**Work to do**
Produce a word-for-word copy of the listing below without its pictures.

**Source material**
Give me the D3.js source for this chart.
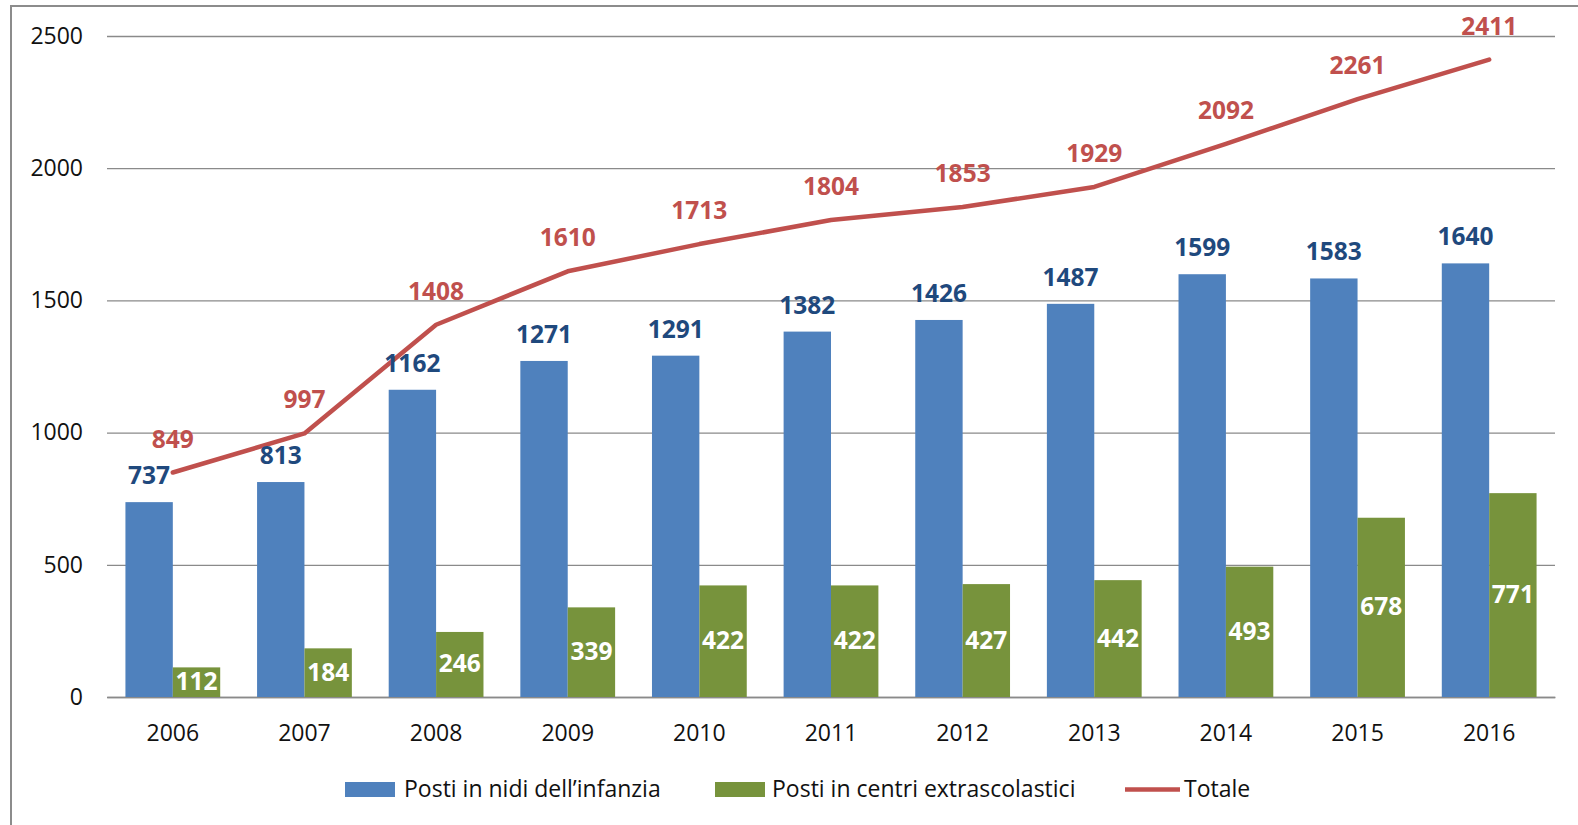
<!DOCTYPE html>
<html>
<head>
<meta charset="utf-8">
<script src="https://cdn.jsdelivr.net/npm/d3@7"></script>
<style>
  html, body { margin: 0; padding: 0; background: #fff; }
  svg { display: block; }
  text { font-family: "Open Sans", "Noto Sans", sans-serif; }
</style>
</head>
<body>
<svg id="chart" width="1578" height="825"></svg>
<script>
const years = ["2006","2007","2008","2009","2010","2011","2012","2013","2014","2015","2016"];
const nidi = [737, 813, 1162, 1271, 1291, 1382, 1426, 1487, 1599, 1583, 1640];
const extra = [112, 184, 246, 339, 422, 422, 427, 442, 493, 678, 771];
const totale = [849, 997, 1408, 1610, 1713, 1804, 1853, 1929, 2092, 2261, 2411];
const yTicks = [0, 500, 1000, 1500, 2000, 2500];
const seriesNames = ["Posti in nidi dell\u2019infanzia", "Posti in centri extrascolastici", "Totale"];

const colBlue = "#4F81BD", colGreen = "#77933C", colRed = "#C0504D";
const svg = d3.select("#chart");

// frame
svg.append("rect").attr("x", 11).attr("y", 6).attr("width", 1600).attr("height", 900)
  .attr("fill", "none").attr("stroke", "#8c8c8c").attr("stroke-width", 2);

const pLeft = 107, pRight = 1555, pTop = 36, pBottom = 697;
const x = d3.scaleBand().domain(years).range([pLeft, pRight]).paddingInner(0.28).paddingOuter(0.14);
const y = d3.scaleLinear().domain([0, 2500]).range([pBottom, pTop]);
const bw = x.bandwidth() / 2;

// gridlines + y labels via axis
const yAxis = d3.axisLeft(y).tickValues(yTicks).tickSize(-(pRight - pLeft)).tickPadding(24).tickFormat(d3.format("d"));
const gy = svg.append("g").attr("transform", `translate(${pLeft},0)`).call(yAxis);
gy.select(".domain").remove();
gy.selectAll(".tick line").attr("stroke", "#8a8a8a").attr("stroke-width", 1.3);
gy.selectAll(".tick text").attr("font-size", 23).attr("fill", "#111")
  .attr("font-family", "'Open Sans', sans-serif");

// x axis
const xAxis = d3.axisBottom(x).tickSize(0).tickPadding(28);
const gx = svg.append("g").attr("transform", `translate(0,${pBottom})`).call(xAxis);
gx.select(".domain").attr("stroke", "#8a8a8a").attr("stroke-width", 1.3);
gx.selectAll(".tick text").attr("font-size", 23).attr("fill", "#111")
  .attr("font-family", "'Open Sans', sans-serif");

// bars
svg.append("g").selectAll("rect").data(years).join("rect")
  .attr("x", d => x(d)).attr("width", bw)
  .attr("y", (d, i) => y(nidi[i])).attr("height", (d, i) => y(0) - y(nidi[i]))
  .attr("fill", colBlue);
svg.append("g").selectAll("rect").data(years).join("rect")
  .attr("x", d => x(d) + bw).attr("width", bw)
  .attr("y", (d, i) => y(extra[i])).attr("height", (d, i) => y(0) - y(extra[i]))
  .attr("fill", colGreen);

// line
const line = d3.line().x((d, i) => x(years[i]) + x.bandwidth() / 2).y(d => y(d));
svg.append("path").datum(totale).attr("d", line)
  .attr("fill", "none").attr("stroke", colRed).attr("stroke-width", 4.5)
  .attr("stroke-linejoin", "round").attr("stroke-linecap", "round");

// labels
const lab = svg.append("g").attr("font-size", 24.5).attr("font-weight", "bold").attr("text-anchor", "middle");
lab.selectAll("text.b").data(years).join("text").attr("class", "b")
  .attr("x", d => x(d) + bw / 2).attr("y", (d, i) => y(nidi[i]) - 18)
  .attr("fill", "#1F497D").text((d, i) => nidi[i]);
lab.selectAll("text.g").data(years).join("text").attr("class", "g")
  .attr("x", d => x(d) + bw * 1.5).attr("y", (d, i) => (y(extra[i]) + y(0)) / 2 + 8)
  .attr("fill", "#fff").text((d, i) => extra[i]);
lab.selectAll("text.r").data(years).join("text").attr("class", "r")
  .attr("x", d => x(d) + x.bandwidth() / 2).attr("y", (d, i) => y(totale[i]) - 25)
  .attr("fill", colRed).text((d, i) => totale[i]);

// legend
const leg = svg.append("g").attr("font-size", 23).attr("fill", "#111");
leg.append("rect").attr("x", 345).attr("y", 782).attr("width", 50).attr("height", 15).attr("fill", colBlue);
leg.append("text").attr("x", 404).attr("y", 797).text(seriesNames[0]);
leg.append("rect").attr("x", 715).attr("y", 782).attr("width", 50).attr("height", 15).attr("fill", colGreen);
leg.append("text").attr("x", 772).attr("y", 797).text(seriesNames[1]);
leg.append("line").attr("x1", 1125).attr("x2", 1180).attr("y1", 789.5).attr("y2", 789.5)
  .attr("stroke", colRed).attr("stroke-width", 4.5);
leg.append("text").attr("x", 1184).attr("y", 797).text(seriesNames[2]);
</script>
</body>
</html>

**Exercise solution**
Give me the D3.js source for this chart.
<!DOCTYPE html>
<html>
<head>
<meta charset="utf-8">
<script src="https://cdn.jsdelivr.net/npm/d3@7"></script>
<style>
  html, body { margin: 0; padding: 0; background: #fff; }
  svg { display: block; }
  text { font-family: "Open Sans", "Noto Sans", sans-serif; }
</style>
</head>
<body>
<svg id="chart" width="1578" height="825"></svg>
<script>
const years = ["2006","2007","2008","2009","2010","2011","2012","2013","2014","2015","2016"];
const nidi = [737, 813, 1162, 1271, 1291, 1382, 1426, 1487, 1599, 1583, 1640];
const extra = [112, 184, 246, 339, 422, 422, 427, 442, 493, 678, 771];
const totale = [849, 997, 1408, 1610, 1713, 1804, 1853, 1929, 2092, 2261, 2411];
const yTicks = [0, 500, 1000, 1500, 2000, 2500];
const seriesNames = ["Posti in nidi dell\u2019infanzia", "Posti in centri extrascolastici", "Totale"];

const colBlue = "#4F81BD", colGreen = "#77933C", colRed = "#C0504D";
const svg = d3.select("#chart");

// frame
svg.append("rect").attr("x", 11).attr("y", 6).attr("width", 1600).attr("height", 900)
  .attr("fill", "none").attr("stroke", "#8c8c8c").attr("stroke-width", 2);

const pLeft = 107, pRight = 1555, pTop = 36, pBottom = 697;
const x = d3.scaleBand().domain(years).range([pLeft, pRight]).paddingInner(0.28).paddingOuter(0.14);
const y = d3.scaleLinear().domain([0, 2500]).range([pBottom, pTop]);
const bw = x.bandwidth() / 2;

// gridlines + y labels via axis
const yAxis = d3.axisLeft(y).tickValues(yTicks).tickSize(-(pRight - pLeft)).tickPadding(24).tickFormat(d3.format("d"));
const gy = svg.append("g").attr("transform", `translate(${pLeft},0)`).call(yAxis);
gy.select(".domain").remove();
gy.selectAll(".tick line").attr("stroke", "#8a8a8a").attr("stroke-width", 1.3);
gy.selectAll(".tick text").attr("font-size", 23).attr("fill", "#111")
  .attr("font-family", "'Open Sans', sans-serif");

// x axis
const xAxis = d3.axisBottom(x).tickSize(0).tickPadding(28);
const gx = svg.append("g").attr("transform", `translate(0,${pBottom})`).call(xAxis);
gx.select(".domain").attr("stroke", "#8a8a8a").attr("stroke-width", 1.3);
gx.selectAll(".tick text").attr("font-size", 23).attr("fill", "#111")
  .attr("font-family", "'Open Sans', sans-serif");

// bars
svg.append("g").selectAll("rect").data(years).join("rect")
  .attr("x", d => x(d)).attr("width", bw)
  .attr("y", (d, i) => y(nidi[i])).attr("height", (d, i) => y(0) - y(nidi[i]))
  .attr("fill", colBlue);
svg.append("g").selectAll("rect").data(years).join("rect")
  .attr("x", d => x(d) + bw).attr("width", bw)
  .attr("y", (d, i) => y(extra[i])).attr("height", (d, i) => y(0) - y(extra[i]))
  .attr("fill", colGreen);

// line
const line = d3.line().x((d, i) => x(years[i]) + x.bandwidth() / 2).y(d => y(d));
svg.append("path").datum(totale).attr("d", line)
  .attr("fill", "none").attr("stroke", colRed).attr("stroke-width", 4.5)
  .attr("stroke-linejoin", "round").attr("stroke-linecap", "round");

// labels
const lab = svg.append("g").attr("font-size", 24.5).attr("font-weight", "bold").attr("text-anchor", "middle");
lab.selectAll("text.b").data(years).join("text").attr("class", "b")
  .attr("x", d => x(d) + bw / 2).attr("y", (d, i) => y(nidi[i]) - 18)
  .attr("fill", "#1F497D").text((d, i) => nidi[i]);
lab.selectAll("text.g").data(years).join("text").attr("class", "g")
  .attr("x", d => x(d) + bw * 1.5).attr("y", (d, i) => (y(extra[i]) + y(0)) / 2 + 8)
  .attr("fill", "#fff").text((d, i) => extra[i]);
lab.selectAll("text.r").data(years).join("text").attr("class", "r")
  .attr("x", d => x(d) + x.bandwidth() / 2).attr("y", (d, i) => y(totale[i]) - 25)
  .attr("fill", colRed).text((d, i) => totale[i]);

// legend
const leg = svg.append("g").attr("font-size", 23).attr("fill", "#111");
leg.append("rect").attr("x", 345).attr("y", 782).attr("width", 50).attr("height", 15).attr("fill", colBlue);
leg.append("text").attr("x", 404).attr("y", 797).text(seriesNames[0]);
leg.append("rect").attr("x", 715).attr("y", 782).attr("width", 50).attr("height", 15).attr("fill", colGreen);
leg.append("text").attr("x", 772).attr("y", 797).text(seriesNames[1]);
leg.append("line").attr("x1", 1125).attr("x2", 1180).attr("y1", 789.5).attr("y2", 789.5)
  .attr("stroke", colRed).attr("stroke-width", 4.5);
leg.append("text").attr("x", 1184).attr("y", 797).text(seriesNames[2]);
</script>
</body>
</html>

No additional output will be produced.